Importance of Volume in Trading

#1
Importance of Volume in Trading​

What is Volume?

Volume is the number of shares or contracts traded during a given time frame. The time frame is usually one day, but can also be a week.

The analysis of volume is basic and essential in technical analysis.

Volume provides evidence of intensity with a given price move.

As volume often leads price, it is a valuable indicator, especially for price peaks.

The analysis of volume is basic and essential in technical analysis.
Volume provides evidence of intensity with a given price move.
As volume often leads price, it is a valuable indicator, especially for price peaks.

Low volume levels are characteristic of the indecisive expectations that typically occur during consolidation periods (i.e., periods where prices move sideways in a trading range). Low volume also often occurs during the indecisive period during market bottoms.

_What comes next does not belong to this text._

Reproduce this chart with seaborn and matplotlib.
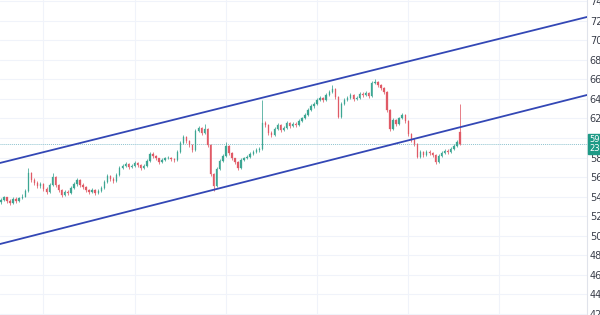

High volume levels are characteristic of market tops when there is a strong consensus that prices will move higher. High volume levels are also very common at the beginning of new trends (i.e., when prices break out of a trading range). Just before market bottoms, volume will often increase due to panic-driven selling.

Volume can help determine the health of an existing trend. A healthy up-trend should have higher volume on the upward legs of the trend, and lower volume on the downward (corrective) legs. A healthy downtrend usually has higher volume on the downward legs of the trend and lower volume on the upward (corrective) legs.